Snowy owls are beautiful arctic creatures that inhabit Alaska, Canada, and parts of the Northern U.S, Asia, and Europe. They are among the heaviest owl species due to their feathers, which insulate them from the cold. The white plumage helps them camouflage in the snow. Unlike most owls that hunt exclusively at night, snowy owls are diurnal, meaning that they hunt during the day, with a focus on being active from dawn to dusk. Yellow eyes appear only on owls who are diurnal, whereas owls with brown or black eyes prefer to hunt at night.
It is an amazing sight to behold for those lucky enough to witness a Snowy owl perched or nesting on the ground or in flight. This beautiful bird has excellent eyesight, but they also rely on their hearing to catch a meal, which includes such delicacies as lemmings, other small rodents, rabbits, birds, and fish. While in flight and low to the ground, they spot their meal and swoop in to snatch it using their sharp talons. Snowy owls mate for life and adapt to the availability of food, laying more eggs when food is bountiful and less when it is not. Though still cared for when young, newly born owls leave the nest less than a month after they hatch and learn to fly well by about six weeks of age.

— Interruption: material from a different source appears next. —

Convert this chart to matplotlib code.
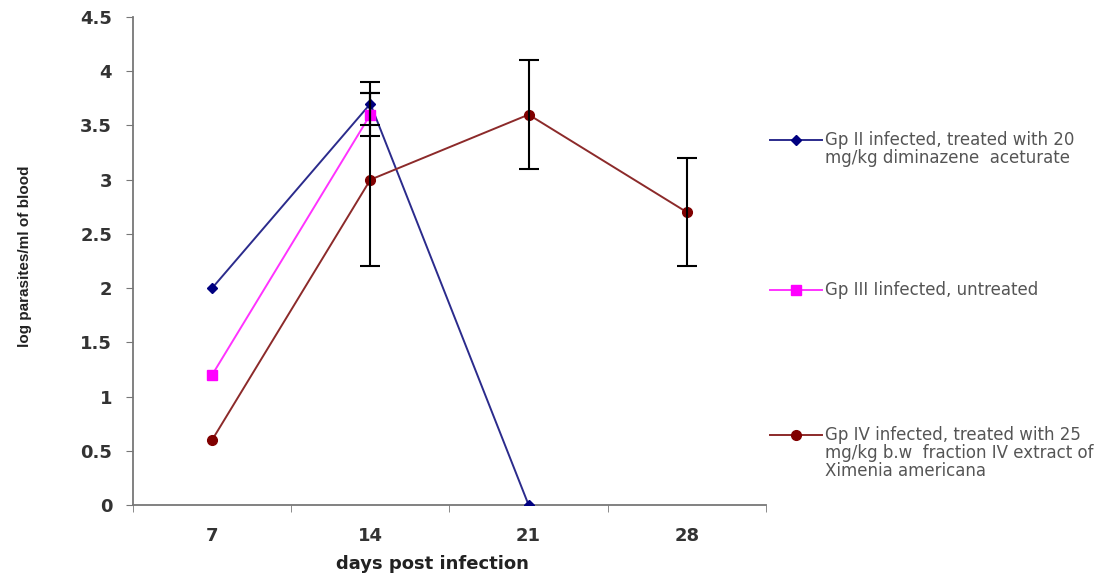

Snowy owls are protected under the Migratory Bird Treaty Act; thus, it is illegal to harm or own them. Today, there are many organizations that allow people to “adopt” snowy owls to help them thrive in the wild. Though they are not endangered or threatened in the U.S., gift/donations ultimately benefit the species, which has been experiencing some issues purportedly related to climate change, such as loss of habitat and declines in their foraging bases. In the words of Theodore Roosevelt, “There is a delight in the hardy life of the open. There are no words that can tell the hidden spirit of the wilderness that can reveal its mystery, its melancholy, and its charm. The nation behaves well if it treats the natural resources as assets which it must turn over to the next generation increased and not impaired in value. Conservation means development as much as it does protection.”